▶ Given request: Everything from the first line down to the line containing "let yTicks = [-0.4, -0.2, 0.0, 0.2, 0.4];" is to be retyped exactly, both ends included, with pictures left out.

▶ Data extract:
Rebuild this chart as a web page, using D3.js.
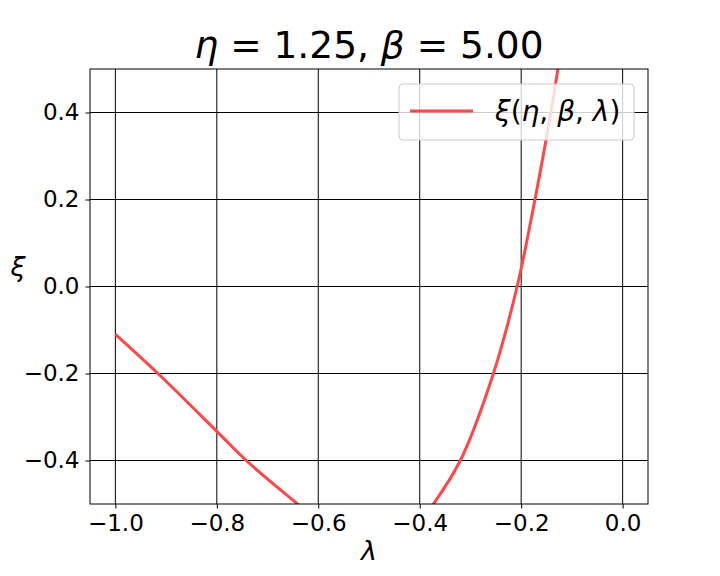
<!DOCTYPE html>
<html>
<head>
<meta charset="utf-8">
<script src="https://cdn.jsdelivr.net/npm/d3@7"></script>
<style>
  body { margin: 0; background: #fff; }
  text { font-family: "DejaVu Sans", sans-serif; }
</style>
</head>
<body>
<div class="chart"></div>
<script>
// values (where the curve crosses the grid lines)
let leftLambda = [-1.0, -0.916, -0.8, -0.742, -0.644, -0.635];
let leftXi = [-0.110, -0.2, -0.333, -0.4, -0.497, -0.506];
let rightLambda = [-0.379, -0.320, -0.2547, -0.208, -0.1728, -0.1415, -0.1276, -0.125];
let rightXi = [-0.51, -0.4, -0.2, 0.0, 0.2, 0.4, 0.5, 0.52];
let xTicks = [-1.0, -0.8, -0.6, -0.4, -0.2, 0.0];
let yTicks = [-0.4, -0.2, 0.0, 0.2, 0.4];

let W = 720, H = 576;
let margin = { top: 69, right: 72, bottom: 72, left: 90 },
    width = W - margin.left - margin.right,
    height = H - margin.top - margin.bottom;

let x = d3.scaleLinear().domain([-1.05, 0.05]).range([0, width]);
let y = d3.scaleLinear().domain([-0.5, 0.5]).range([height, 0]);

let fmt = d => d3.format('.1f')(d).replace('-', '\u2212');

let svg = d3.select('.chart').append('svg')
    .attr('width', W).attr('height', H);

let g = svg.append('g')
    .attr('transform', 'translate(' + margin.left + ',' + margin.top + ')');

g.append('clipPath').attr('id', 'clip')
    .append('rect').attr('width', width).attr('height', height);

// grid
g.selectAll('.vgrid').data(xTicks).enter().append('line')
    .attr('x1', d => x(d)).attr('x2', d => x(d))
    .attr('y1', 0).attr('y2', height)
    .attr('stroke', '#000').attr('stroke-width', 1);
g.selectAll('.hgrid').data(yTicks).enter().append('line')
    .attr('y1', d => y(d)).attr('y2', d => y(d))
    .attr('x1', 0).attr('x2', width)
    .attr('stroke', '#000').attr('stroke-width', 1);

// curve, two branches
let line = d3.line().x(d => x(d[0])).y(d => y(d[1])).curve(d3.curveCatmullRom.alpha(0.5));
let branches = [
    leftLambda.map((l, i) => [l, leftXi[i]]),
    rightLambda.map((l, i) => [l, rightXi[i]])
];
g.selectAll('.branch').data(branches).enter().append('path')
    .attr('d', line)
    .attr('clip-path', 'url(#clip)')
    .attr('fill', 'none')
    .attr('stroke', '#ff4747')
    .attr('stroke-width', 3);

// axes
let xAxis = d3.axisBottom(x).tickValues(xTicks).tickFormat(fmt).tickSize(4.5).tickPadding(6);
let yAxis = d3.axisLeft(y).tickValues(yTicks).tickFormat(fmt).tickSize(4.5).tickPadding(6);

let xg = g.append('g').attr('transform', 'translate(0,' + height + ')').call(xAxis);
let yg = g.append('g').call(yAxis);
[xg, yg].forEach(a => {
    a.select('.domain').remove();
    a.attr('font-size', 23).attr('font-family', '"DejaVu Sans", sans-serif');
    a.selectAll('text').attr('fill', '#000');
    a.selectAll('line').attr('stroke', '#000');
});

// frame
g.append('rect').attr('width', width).attr('height', height)
    .attr('fill', 'none').attr('stroke', '#000').attr('stroke-width', 1);

// legend
let lg = g.append('g').attr('transform', 'translate(' + (width - 249) + ',15)');
lg.append('rect')
    .attr('width', 235).attr('height', 56)
    .attr('rx', 4)
    .attr('fill', 'rgba(255,255,255,0.8)')
    .attr('stroke', '#cccccc').attr('stroke-width', 1);
lg.append('line')
    .attr('x1', 11).attr('x2', 74).attr('y1', 27).attr('y2', 27)
    .attr('stroke', '#ff4747').attr('stroke-width', 3);
let lt = lg.append('text').attr('x', 96).attr('y', 37).attr('font-size', 28);
lt.append('tspan').attr('font-style', 'italic').text('ξ');
lt.append('tspan').text('(');
lt.append('tspan').attr('font-style', 'italic').text('η');
lt.append('tspan').text(', ');
lt.append('tspan').attr('font-style', 'italic').text('β');
lt.append('tspan').text(', ');
lt.append('tspan').attr('font-style', 'italic').text('λ');
lt.append('tspan').text(')');

// title
let title = svg.append('text')
    .attr('x', margin.left + width / 2).attr('y', 58)
    .attr('text-anchor', 'middle').attr('font-size', 37.5);
title.append('tspan').attr('font-style', 'italic').text('η');
title.append('tspan').text(' = 1.25, ');
title.append('tspan').attr('font-style', 'italic').text('β');
title.append('tspan').text(' = 5.00');

// axis names
svg.append('text')
    .attr('x', margin.left + width / 2).attr('y', 560)
    .attr('text-anchor', 'middle').attr('font-size', 27)
    .attr('font-style', 'italic').text('λ');
svg.append('text')
    .attr('x', 18).attr('y', 276)
    .attr('text-anchor', 'middle').attr('font-size', 27)
    .attr('font-style', 'italic').text('ξ');
</script>
</body>
</html>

▶ The completed task:
Rebuild this chart as a web page, using D3.js.
<!DOCTYPE html>
<html>
<head>
<meta charset="utf-8">
<script src="https://cdn.jsdelivr.net/npm/d3@7"></script>
<style>
  body { margin: 0; background: #fff; }
  text { font-family: "DejaVu Sans", sans-serif; }
</style>
</head>
<body>
<div class="chart"></div>
<script>
// values (where the curve crosses the grid lines)
let leftLambda = [-1.0, -0.916, -0.8, -0.742, -0.644, -0.635];
let leftXi = [-0.110, -0.2, -0.333, -0.4, -0.497, -0.506];
let rightLambda = [-0.379, -0.320, -0.2547, -0.208, -0.1728, -0.1415, -0.1276, -0.125];
let rightXi = [-0.51, -0.4, -0.2, 0.0, 0.2, 0.4, 0.5, 0.52];
let xTicks = [-1.0, -0.8, -0.6, -0.4, -0.2, 0.0];
let yTicks = [-0.4, -0.2, 0.0, 0.2, 0.4];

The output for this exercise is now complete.